Actor Tressa Glover told the story of Mastoorah — one of the original members of the sewing group that Rice started, who chose Glover as the actor to represent her. The scene opened with Glover sitting on the edge of her seat, hands in her lap and her ankles crossed.
Mastoorah grew up in Kabul, which Glover pointed out on a map. This was a safe place from most of the political issues going on in Afghanistan until the Taliban came into power when she was 6. She remembered how girls had to cover their entire bodies and hide their books, and the trouble that girls would get into if they broke the rules. When the Taliban’s regime was removed, she said her community celebrated.
“We elected a new president, new government and all schools and universities opened immediately for girls and the Taliban left,” she said. “Now Afghanistan has everything — electricity, school for girls — the only thing we don’t have is peace.”
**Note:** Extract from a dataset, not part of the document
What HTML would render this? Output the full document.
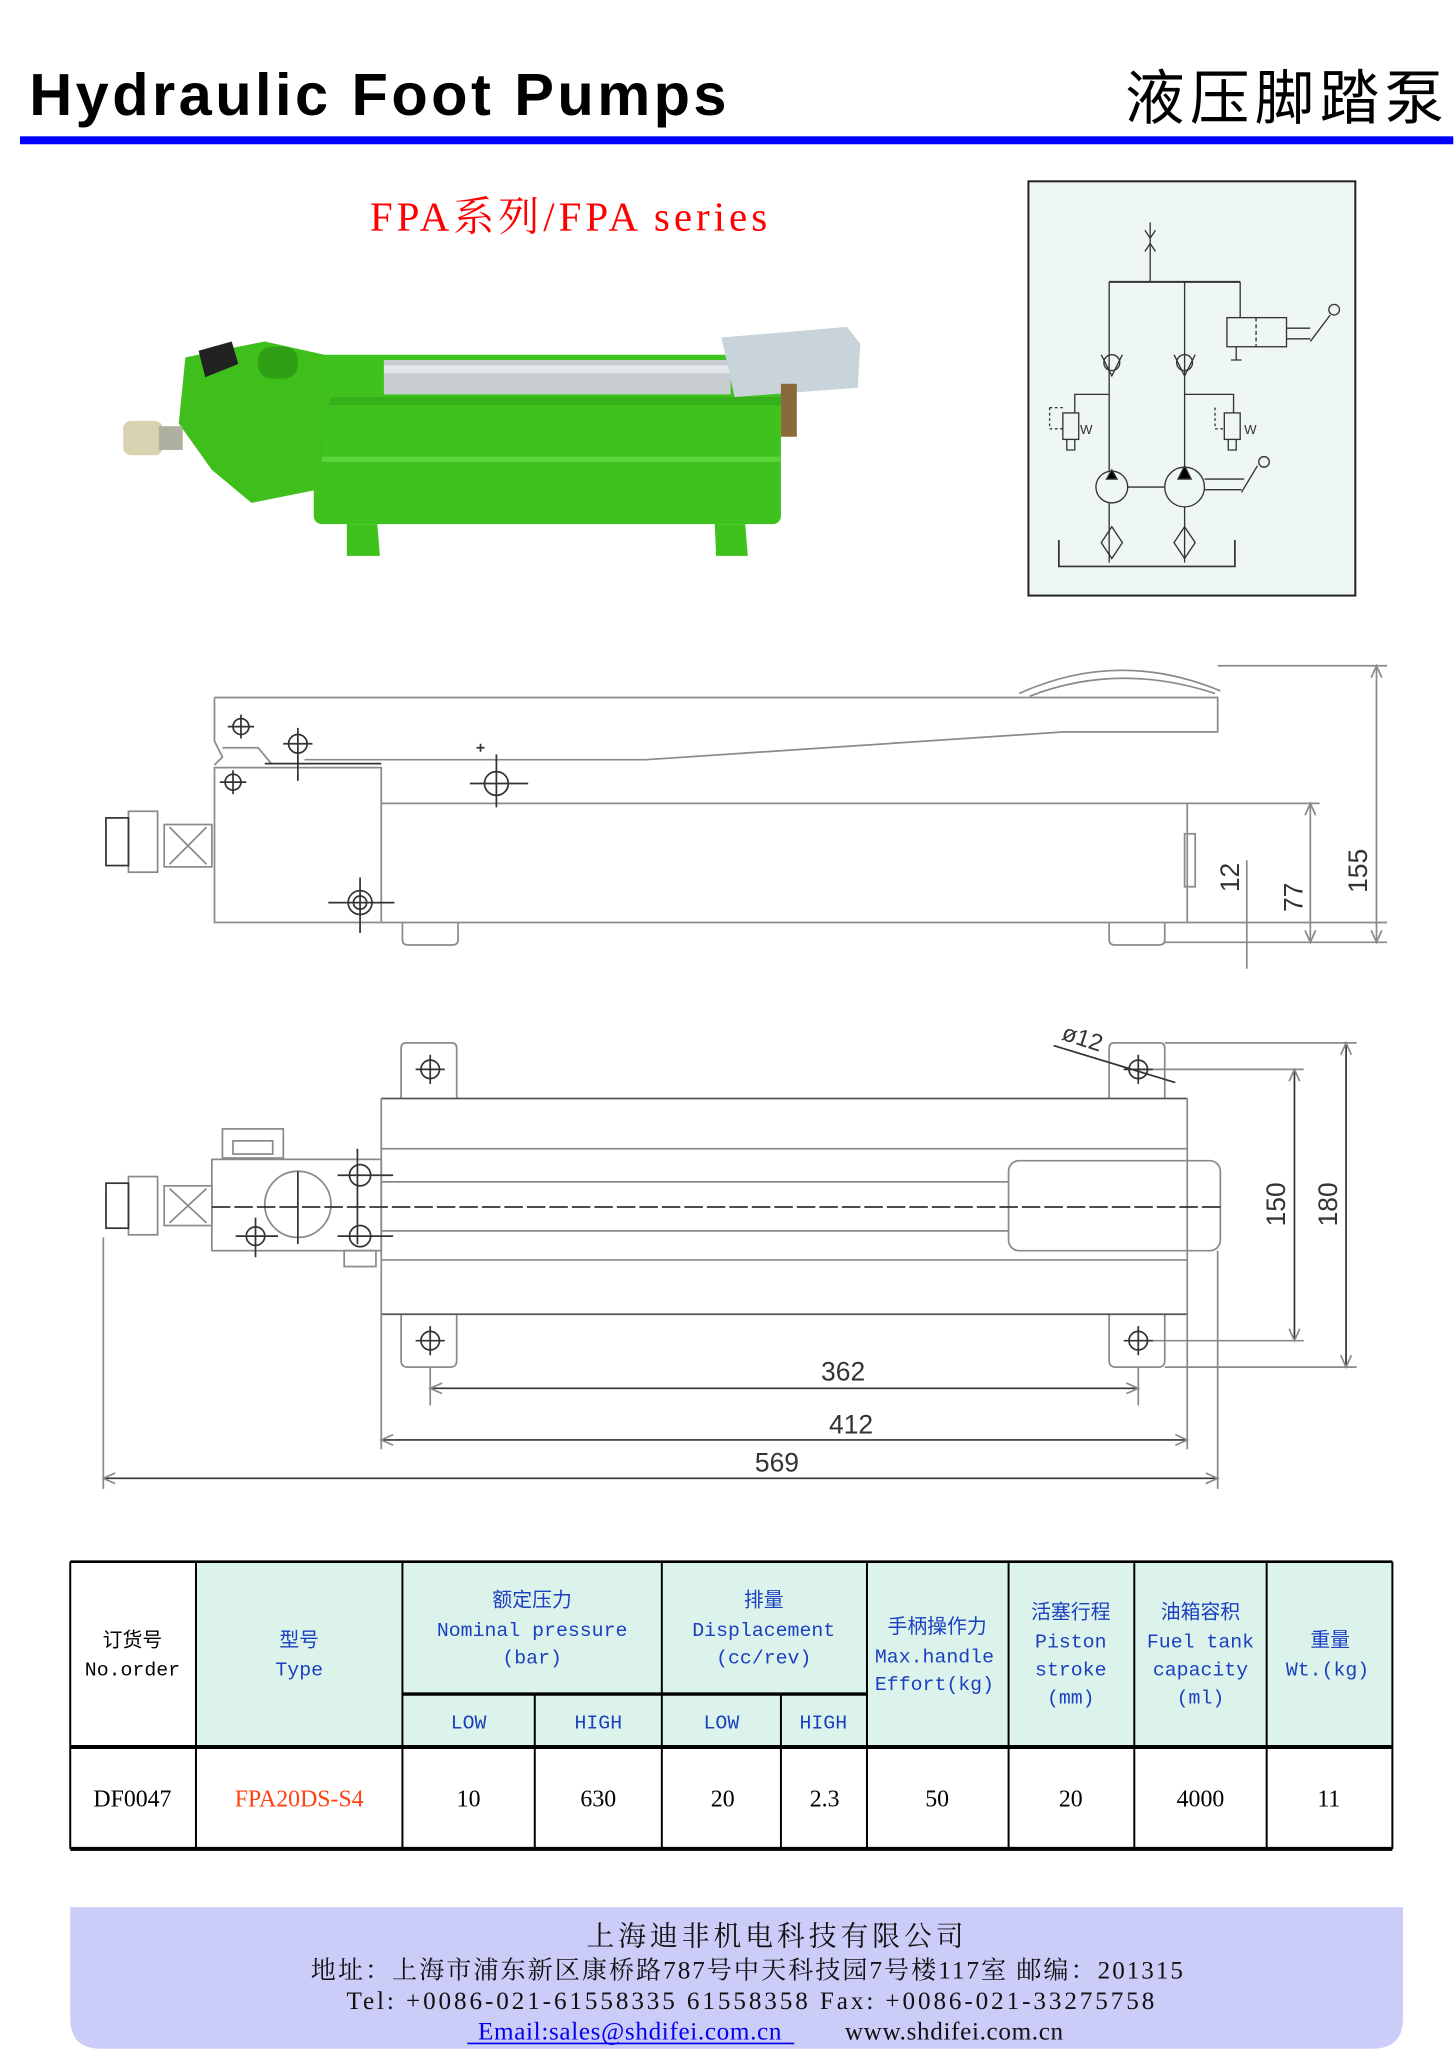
<!DOCTYPE html>
<html><head><meta charset="utf-8"><style>
html,body{margin:0;padding:0;background:#fff}
svg{display:block}
.cn{font-family:"Liberation Sans","Noto Sans CJK SC",sans-serif}
.sr{font-family:"Liberation Serif","Noto Serif CJK SC",serif}
.mo{font-family:"Liberation Mono","Noto Sans CJK SC",monospace}
</style></head><body>
<svg width="1456" height="2058" viewBox="0 0 1100 1555" xmlns="http://www.w3.org/2000/svg">
<!-- header -->
<text x="22" y="87" class="cn" font-size="45" font-weight="bold" letter-spacing="2.6">Hydraulic Foot Pumps</text>
<text x="1095" y="90" class="cn" font-size="45" text-anchor="end" letter-spacing="4">液压脚踏泵</text>
<rect x="15" y="103" width="1083" height="6" fill="#0000ff"/>
<text x="431" y="174" class="sr" font-size="31" fill="#ff0000" text-anchor="middle" letter-spacing="3">FPA系列/FPA series</text>

<!-- photo approximation -->
<g>
<rect x="237" y="268" width="353" height="128" rx="6" fill="#3fc21e"/>
<rect x="240" y="300" width="350" height="6" fill="#36b01a"/>
<rect x="240" y="345" width="350" height="4" fill="#5bd43a"/>
<path d="M140 270 L200 258 L245 268 L250 300 L240 370 L190 380 L160 355 L135 320 Z" fill="#3fbf1c"/>
<path d="M150 265 L175 258 L180 275 L155 285 Z" fill="#222"/>
<rect x="195" y="262" width="30" height="24" rx="10" fill="#2f9f16"/>
<rect x="290" y="272" width="262" height="26" fill="#c6ccd0"/>
<rect x="290" y="276" width="262" height="6" fill="#e4e8ea"/>
<path d="M545 255 L640 247 L650 260 L648 293 L555 300 Z" fill="#c9d3da"/>
<rect x="93" y="318" width="30" height="26" rx="6" fill="#d8d2b0"/>
<rect x="120" y="322" width="18" height="18" fill="#b0b0a0"/>
<path d="M262 396 L285 396 L287 420 L262 420 Z" fill="#3fc21e"/>
<path d="M540 396 L563 396 L565 420 L541 420 Z" fill="#3fc21e"/>
<rect x="590" y="290" width="12" height="40" fill="#8a6a3a"/>
</g>

<!-- schematic box -->
<rect x="777" y="137" width="247" height="313" fill="#eef6f6" stroke="#222" stroke-width="1.5"/>
<g stroke="#333" stroke-width="1" fill="none">
<line x1="869" y1="168" x2="869" y2="213"/>
<path d="M865 174 L869 180 L873 174 M865 190 L869 184 L873 190"/>
<line x1="838" y1="213" x2="937" y2="213" stroke-width="1.5"/>
<line x1="838" y1="213" x2="838" y2="425"/>
<line x1="895" y1="213" x2="895" y2="425"/>
<line x1="937" y1="213" x2="937" y2="240"/>
<rect x="927" y="240" width="45" height="22"/>
<line x1="949" y1="240" x2="949" y2="262" stroke-dasharray="3 2"/>
<path d="M972 248 L990 248 M972 256 L990 256 M990 258 L1005 238"/>
<circle cx="1008" cy="234" r="4"/>
<path d="M934 262 L934 272 M930 272 L938 272"/>
<circle cx="840" cy="274" r="6"/><path d="M832 268 L840 284 L848 268"/>
<circle cx="895" cy="274" r="6"/><path d="M887 268 L895 284 L903 268"/>
<path d="M838 298 L812 298 L812 312 M895 298 L932 298 L932 312"/>
<rect x="803" y="312" width="12" height="20"/><path d="M793 308 L793 324 L803 324 M793 308 L803 308" stroke-dasharray="2 2"/>
<text x="816" y="328" font-size="10" stroke="none" fill="#333" class="cn">W</text>
<path d="M806 332 L806 340 L812 340 L812 332"/>
<rect x="925" y="312" width="12" height="20"/><path d="M918 308 L918 324 L925 324" stroke-dasharray="2 2"/>
<text x="940" y="328" font-size="10" stroke="none" fill="#333" class="cn">W</text>
<path d="M928 332 L928 340 L934 340 L934 332"/>
<circle cx="840" cy="368" r="12" fill="#eef6f6"/>
<path d="M836 362 L840 355 L844 362 Z" fill="#000"/>
<line x1="852" y1="368" x2="880" y2="368"/>
<circle cx="895" cy="368" r="15" fill="#eef6f6"/>
<path d="M890 362 L895 352 L900 362 Z" fill="#000"/>
<path d="M910 362 L940 362 M910 370 L938 370 M938 372 L950 352"/>
<circle cx="955" cy="349" r="4"/>
<path d="M840 398 L848 410 L840 422 L832 410 Z"/>
<path d="M895 398 L903 410 L895 422 L887 410 Z"/>
<path d="M800 408 L800 428 L933 428 L933 408" stroke-width="1.3"/>
</g>

<!-- side view -->
<g stroke="#8a8a8a" stroke-width="1.3" fill="none">
<path d="M162 527 L920 527 L920 553 L804 553 L488 574 L230 574"/>
<path d="M770 524 Q845 490 922 522 M778 526 Q845 500 918 524"/>
<path d="M162 527 L162 560 L168 572 L162 578"/>
<path d="M168 565 L195 565 L205 577"/>
<path d="M920 503 L1048 503"/>
<rect x="162" y="580" width="126" height="117"/>
<path d="M288 607 L997 607 M288 697 L1048 697"/>
<line x1="897" y1="607" x2="897" y2="697"/>
<rect x="895" y="630" width="8" height="40"/>
<path d="M304 697 L304 710 Q304 714 308 714 L342 714 Q346 714 346 710 L346 697"/>
<path d="M838 697 L838 710 Q838 714 842 714 L876 714 Q880 714 880 710 L880 697"/>
<rect x="124" y="623" width="36" height="32"/><path d="M128 625 L156 653 M156 625 L128 653"/>
<rect x="97" y="613" width="22" height="46"/>
<rect x="80" y="618" width="17" height="36" stroke="#333"/>
<path d="M1040 503 L1040 712 M990 607 L990 712 M942 650 L942 732"/>
<path d="M880 712 L1048 712"/>
<path d="M1036 512 L1040 503 L1044 512 M1036 703 L1040 712 L1044 703 M986 616 L990 607 L994 616 M986 703 L990 712 L994 703"/>
</g>
<g stroke="#333" stroke-width="1.3" fill="none">
<path d="M200 577 L288 577"/>
<circle cx="182" cy="549" r="6"/><path d="M172 549 L192 549 M182 540 L182 558"/>
<circle cx="225" cy="562" r="7"/><path d="M214 562 L236 562 M225 550 L225 590"/>
<circle cx="176" cy="591" r="6"/><path d="M166 591 L186 591 M176 582 L176 600"/>
<circle cx="375" cy="592" r="9"/><path d="M355 592 L399 592 M375 570 L375 610 M363 562 L363 568 M360 565 L366 565"/>
<circle cx="272" cy="682" r="9"/><circle cx="272" cy="682" r="5"/><path d="M248 682 L298 682 M272 663 L272 705"/>
</g>
<text class="cn" font-size="20" fill="#333" transform="translate(1033 658) rotate(-90)" text-anchor="middle">155</text>
<text class="cn" font-size="20" fill="#333" transform="translate(984 678) rotate(-90)" text-anchor="middle">77</text>
<text class="cn" font-size="20" fill="#333" transform="translate(936 663) rotate(-90)" text-anchor="middle">12</text>

<!-- top view -->
<g stroke="#8a8a8a" stroke-width="1.3" fill="none">
<path d="M303 830 L303 792 Q303 788 307 788 L341 788 Q345 788 345 792 L345 830"/>
<path d="M838 830 L838 792 Q838 788 842 788 L876 788 Q880 788 880 792 L880 830"/>
<path d="M303 993 L303 1028 Q303 1033 308 1033 L340 1033 Q345 1033 345 1028 L345 993"/>
<path d="M838 993 L838 1028 Q838 1033 843 1033 L875 1033 Q880 1033 880 1028 L880 993"/>
<path d="M288 830 L897 830 M288 993 L897 993" stroke="#555"/>
<path d="M288 868 L897 868 M288 952 L897 952 M288 893 L762 893 M288 930 L762 930"/>
<line x1="288" y1="830" x2="288" y2="1095"/>
<line x1="897" y1="830" x2="897" y2="1095"/>
<rect x="762" y="877" width="160" height="68" rx="8"/>
<rect x="160" y="876" width="128" height="69"/>
<circle cx="225" cy="910" r="25"/>
<rect x="124" y="896" width="36" height="30"/><path d="M128 898 L156 924 M156 898 L128 924"/>
<rect x="97" y="889" width="22" height="44"/>
<rect x="80" y="894" width="17" height="34" stroke="#333"/>
<rect x="168" y="853" width="46" height="22"/><rect x="176" y="862" width="30" height="10"/>
<rect x="260" y="945" width="24" height="12"/>
<path d="M78 935 L78 1125 M920 945 L920 1125 M325 1033 L325 1062 M860 1033 L860 1062"/>
<path d="M325 1049 L860 1049 M288 1088 L897 1088 M78 1117 L920 1117" stroke="#333"/>
<path d="M334 1045 L325 1049 L334 1053 M851 1045 L860 1049 L851 1053 M297 1084 L288 1088 L297 1092 M888 1084 L897 1088 L888 1092 M87 1113 L78 1117 L87 1121 M911 1113 L920 1117 L911 1121"/>
<path d="M860 808 L985 808 M860 1013 L985 1013 M880 788 L1025 788 M880 1033 L1025 1033"/>
<path d="M978 808 L978 1013 M1017 788 L1017 1033" stroke="#333"/>
<path d="M974 817 L978 808 L982 817 M974 1004 L978 1013 L982 1004 M1013 797 L1017 788 L1021 797 M1013 1024 L1017 1033 L1021 1024"/>
<path d="M796 790 L888 818" stroke="#333"/>
</g>
<line x1="160" y1="912" x2="922" y2="912" stroke="#333" stroke-width="1.3" stroke-dasharray="14 3"/>
<g stroke="#333" stroke-width="1.3" fill="none">
<circle cx="325" cy="808" r="7"/><path d="M314 808 L336 808 M325 797 L325 819"/>
<circle cx="860" cy="808" r="7"/><path d="M849 808 L871 808 M860 797 L860 819"/>
<circle cx="325" cy="1013" r="7"/><path d="M314 1013 L336 1013 M325 1002 L325 1024"/>
<circle cx="860" cy="1013" r="7"/><path d="M849 1013 L871 1013 M860 1002 L860 1024"/>
<circle cx="272" cy="888" r="8"/><path d="M255 888 L297 888 M270 868 L270 940"/>
<circle cx="272" cy="934" r="8"/><path d="M255 934 L297 934"/>
<circle cx="193" cy="934" r="7"/><path d="M178 934 L210 934 M193 920 L193 950"/>
<path d="M225 885 L225 940"/>
</g>
<text x="637" y="1043" class="cn" font-size="20" fill="#333" text-anchor="middle">362</text>
<text x="643" y="1083" class="cn" font-size="20" fill="#333" text-anchor="middle">412</text>
<text x="587" y="1112" class="cn" font-size="20" fill="#333" text-anchor="middle">569</text>
<text class="cn" font-size="18" fill="#333" transform="translate(816 790) rotate(18)" text-anchor="middle">ø12</text>
<text class="cn" font-size="20" fill="#333" transform="translate(971 910) rotate(-90)" text-anchor="middle">150</text>
<text class="cn" font-size="20" fill="#333" transform="translate(1010 910) rotate(-90)" text-anchor="middle">180</text>

<!-- table -->
<rect x="148" y="1180" width="904" height="140" fill="#dcf3ec"/>
<g stroke="#000" fill="none">
<path d="M53 1180 L1052 1180" stroke-width="2"/>
<path d="M53 1320 L1052 1320 M53 1397 L1052 1397" stroke-width="3"/>
<path d="M304 1280 L655 1280" stroke-width="2.5"/>
<path d="M53 1180 V1397 M148 1180 V1397 M304 1180 V1397 M500 1180 V1397 M655 1180 V1397 M762 1180 V1397 M857 1180 V1397 M957 1180 V1397 M1052 1180 V1397" stroke-width="1.5"/>
<path d="M404 1280 V1397 M590 1280 V1397" stroke-width="1.5"/>
</g>
<g class="mo" font-size="15" text-anchor="middle">
<text x="100" y="1244">订货号</text><text x="100" y="1266">No.order</text>
<g fill="#1a3fbf">
<text x="226" y="1244">型号</text><text x="226" y="1266">Type</text>
<text x="402" y="1214">额定压力</text><text x="402" y="1236">Nominal pressure</text><text x="402" y="1257">(bar)</text>
<text x="577" y="1214">排量</text><text x="577" y="1236">Displacement</text><text x="577" y="1257">(cc/rev)</text>
<text x="708" y="1234">手柄操作力</text><text x="706" y="1256">Max.handle</text><text x="706" y="1277">Effort(kg)</text>
<text x="809" y="1223">活塞行程</text><text x="809" y="1245">Piston</text><text x="809" y="1266">stroke</text><text x="809" y="1287">(mm)</text>
<text x="907" y="1223">油箱容积</text><text x="907" y="1245">Fuel tank</text><text x="907" y="1266">capacity</text><text x="907" y="1287">(ml)</text>
<text x="1005" y="1244">重量</text><text x="1003" y="1266">Wt.(kg)</text>
<text x="354" y="1306">LOW</text><text x="452" y="1306">HIGH</text><text x="545" y="1306">LOW</text><text x="622" y="1306">HIGH</text>
</g>
</g>
<g class="sr" font-size="18" text-anchor="middle">
<text x="100" y="1365">DF0047</text>
<text x="226" y="1365" fill="#ff4010">FPA20DS-S4</text>
<text x="354" y="1365">10</text><text x="452" y="1365">630</text>
<text x="546" y="1365">20</text><text x="623" y="1365">2.3</text>
<text x="708" y="1365">50</text><text x="809" y="1365">20</text>
<text x="907" y="1365">4000</text><text x="1004" y="1365">11</text>
</g>

<!-- footer -->
<path d="M53 1441 L1060 1441 L1060 1525 Q1060 1548 1037 1548 L76 1548 Q53 1548 53 1525 Z" fill="#ccccf8"/>
<g class="sr" font-size="19" text-anchor="middle" fill="#111">
<text x="587" y="1470" font-size="21" letter-spacing="3">上海迪非机电科技有限公司</text>
<text x="565" y="1495" letter-spacing="1.5">地址：上海市浦东新区康桥路787号中天科技园7号楼117室 邮编：201315</text>
<text x="568" y="1518" letter-spacing="2.2">Tel: +0086-021-61558335 61558358  Fax: +0086-021-33275758</text>
<text x="476" y="1541" fill="#0000ee" letter-spacing="0.5">Email:sales@shdifei.com.cn</text>
<text x="721" y="1541" letter-spacing="0.5">www.shdifei.com.cn</text>
</g>
<line x1="353" y1="1544" x2="600" y2="1544" stroke="#0000ee" stroke-width="1.2"/>
</svg>
</body></html>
Next, Alison Weisgall, another actor, told the story of a woman named Nafisa. Nafisa is from Herat and said she chose Pittsburgh because one of her best friends lives in the area. Her husband approved of the choice and they moved here two years ago. She remembers her time in Afghanistan fondly and often wishes to go back to her family and the greenery there. Weisgall kneeled down and looked up to the ceiling, as though she were really sitting in a grassy field with trees hanging down over head.
“My mom’s there, she has a big garden with fruit trees,” she said. “When I look up in the trees with their fruits all fresh and colorful I feel like I don’t want to sleep, I just want to stay there under the trees. Stay there for a long time.”
Finally, Alex Manalo told Gul’s story. Gul is from rural Maidan Wardak where she grew up with 11 siblings. She married her husband, Tabee, when she was 14 years old, though reminded the audience several times that this is normal for her people. She came to America not long after getting married and was able to draw meteorological parallels between her homes in Afghanistan and America. Manalo used a nearby apple on stage to demonstrate a globe, explaining that Wardak is famous for its variety of apples.
“It gets cold there too, same as Pittsburgh. We have the same weather. When you see a map of the whole world Afghanistan and Pittsburgh are the same, the same line across the world,” she said. “Almost exactly as far away as we can be from one another. You can not go further away in the world without beginning to come back.”
At the end of the show, there was a small panel with a few of the women from the project, including Mastoorah, who was able to respond to some questions.
Audience member Carol Mullen, director of communications and undergraduate recruitment at the Dietrich School of Arts and Sciences, said she found the event engaging and informative.
“It’s this wonderful combination of education but also entertainment,” she said. “I don’t think that it loses any of intimacy because of the staging. In fact, I found myself leaning in to get closer just because the stories are so personal and so relatable.”
Mastoorah said she wants the show to be an educational experience for those that are curious about Afghan life and culture.
“We want you guys to know about our story,” Mastoorah said. “About different people and different cultures, different lifestyles.”